Ten tweede: een echt vermogenskadaster opstellen. Dat is het beste instrument ter bestrijding van de grote fiscale fraude, want dan is vergelijkende controle mogelijk van inkomens en vermogens. Het zal de fraude bij de inkomstenbelasting indijken, de btw-fraude, de fraude op successierechten en de witwaspraktijken. Concreet stellen wij een Fortune-On-Web voor. Wie zijn belastingaangifte via Tax-On-Web invult, weet dat de fiscus het overgrote deel van zijn inkomsten kent. Zo’n platform moet er dus ook komen voor de grote vermogens.

Ten derde: een controlecel van de fiscale paradijzen oprichten. Die cel stelt een lijst van fiscale paradijzen op en pluist de Belgische banden met die paradijzen uit. Daarnaast zijn er ook drastisch meer manschappen nodig in de financiële cellen van justitie en van de Bijzondere Belastinginspectie.

Ten vierde: verbod op economische transacties van fysieke en morele Belgische personen naar fiscale paradijzen, behalve wanneer er een voorafgaande aanvraag is die bewijst dat deze transacties beantwoorden aan reële economische activiteiten in de betrokken landen. Deze maatregel houdt ook in dat we alle fiscale en economische akkoorden tussen België en belastingparadijzen afschaffen, behoudens die over de uitwisseling van fiscale informatie.

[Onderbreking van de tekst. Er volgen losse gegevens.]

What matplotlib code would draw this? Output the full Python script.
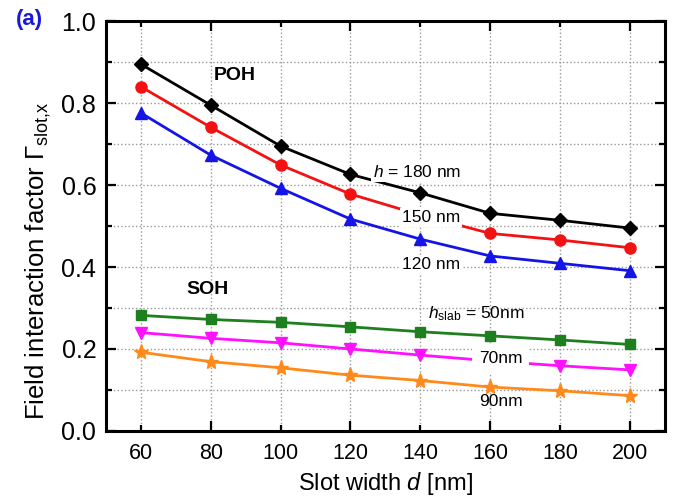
import matplotlib.pyplot as plt

plt.rcParams['font.family'] = ['Liberation Sans', 'DejaVu Sans']
plt.rcParams['mathtext.fontset'] = 'custom'
plt.rcParams['mathtext.rm'] = 'Liberation Sans'
plt.rcParams['mathtext.it'] = 'Liberation Sans:italic'

# slot width d [nm]
d = [60, 80, 100, 120, 140, 160, 180, 200]

# POH, strip height h
poh_180 = [0.895, 0.795, 0.695, 0.626, 0.581, 0.531, 0.514, 0.495]
poh_150 = [0.840, 0.741, 0.649, 0.578, 0.527, 0.482, 0.466, 0.447]
poh_120 = [0.776, 0.673, 0.592, 0.517, 0.468, 0.427, 0.409, 0.391]

# SOH, slab height h_slab
soh_50 = [0.282, 0.272, 0.265, 0.254, 0.242, 0.232, 0.222, 0.211]
soh_70 = [0.240, 0.226, 0.215, 0.200, 0.185, 0.171, 0.159, 0.149]
soh_90 = [0.192, 0.169, 0.154, 0.136, 0.123, 0.107, 0.098, 0.086]

fig = plt.figure(figsize=(6.75, 5.04), dpi=100)
ax = fig.add_axes([0.157, 0.145, 0.828, 0.813])

lw = 2.0
ax.plot(d, poh_180, color='black', marker='D', ms=7, lw=lw, zorder=3)
ax.plot(d, poh_150, color='#f21212', marker='o', ms=8, lw=lw, zorder=3)
ax.plot(d, poh_120, color='#1414e6', marker='^', ms=8.5, lw=lw, zorder=3)
ax.plot(d, soh_50, color='#1e7f1e', marker='s', ms=7, lw=lw, zorder=3)
ax.plot(d, soh_70, color='#ff10ff', marker='v', ms=8.5, lw=lw, zorder=3)
ax.plot(d, soh_90, color='#ff8a1c', marker='*', ms=11, lw=lw, zorder=3)

box = dict(facecolor='white', edgecolor='none', pad=1.5)
fs = 12.5
ax.text(87, 0.868, 'POH', fontsize=14, fontweight='bold', ha='center', va='center')
ax.text(79, 0.344, 'SOH', fontsize=14, fontweight='bold', ha='center', va='center')
ax.text(139, 0.633, '$h$ = 180 nm', fontsize=fs, ha='center', va='center', bbox=box, zorder=4)
ax.text(143, 0.520, '150 nm', fontsize=fs, ha='center', va='center', bbox=box, zorder=4)
ax.text(143, 0.405, '120 nm', fontsize=fs, ha='center', va='center', bbox=box, zorder=4)
ax.text(156, 0.286, '$h_\\mathregular{slab}$ = 50nm', fontsize=fs, ha='center', va='center', zorder=4)
ax.text(163, 0.176, '70nm', fontsize=fs, ha='center', va='center',
        bbox=dict(facecolor='white', edgecolor='none', pad=5), zorder=4)
ax.text(163, 0.071, '90nm', fontsize=fs, ha='center', va='center', zorder=4)

ax.set_xlim(50, 210)
ax.set_ylim(0, 1.0)
ax.set_xticks([80, 120, 160, 200], labels=['80', '120', '160', '200'])
ax.set_xticks([60, 100, 140, 180], labels=['60', '100', '140', '180'], minor=True)
ax.set_yticks([0, 0.2, 0.4, 0.6, 0.8, 1.0])
ax.set_yticks([0.1, 0.3, 0.5, 0.7, 0.9], minor=True)
ax.yaxis.set_major_formatter(plt.FormatStrFormatter('%.1f'))
ax.tick_params(which='both', direction='in', top=True, right=True, width=1.6)
ax.tick_params(which='major', length=7)
ax.tick_params(which='minor', length=4)
ax.tick_params(axis='x', which='both', pad=9, labelsize=15.5)
ax.tick_params(axis='y', which='both', pad=7, labelsize=18)
ax.grid(True, which='both', color='#999999', ls=':', lw=1.0, zorder=0)
for s in ax.spines.values():
    s.set_linewidth(2.2)

ax.set_xlabel('Slot width $d$ [nm]', fontsize=17)
ax.set_ylabel('Field interaction factor Γ$_\\mathregular{slot{,}x}$', fontsize=18.5)
ax.yaxis.set_label_coords(-0.095, 0.415)

fig.text(0.043, 0.962, '(a)', color='#1a1ad6', fontsize=16, fontweight='bold', ha='center', va='center')

fig.savefig('out.png', dpi=100)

Ten vijfde: strengere gevangenisstraffen voor wie grote fraude pleegt; tegelijk meer middelen voor de administratie en het gerecht. Er moeten ook administratief zwaardere sancties en straffen komen voor alle verantwoordelijken, belanghebbenden en tussenpersonen van grote belastingfraude. Met inbegrip van sluiting of onteigening van financiële bemiddelaars die zware fiscale fraude plegen en geld witwassen.

Dat zijn vijf minimale noodmaatregelen. Ze zijn veel minder radicaal dan de maatschappelijke schade die de frauderende oligarchie aanricht. Waar wacht deze regering nog op?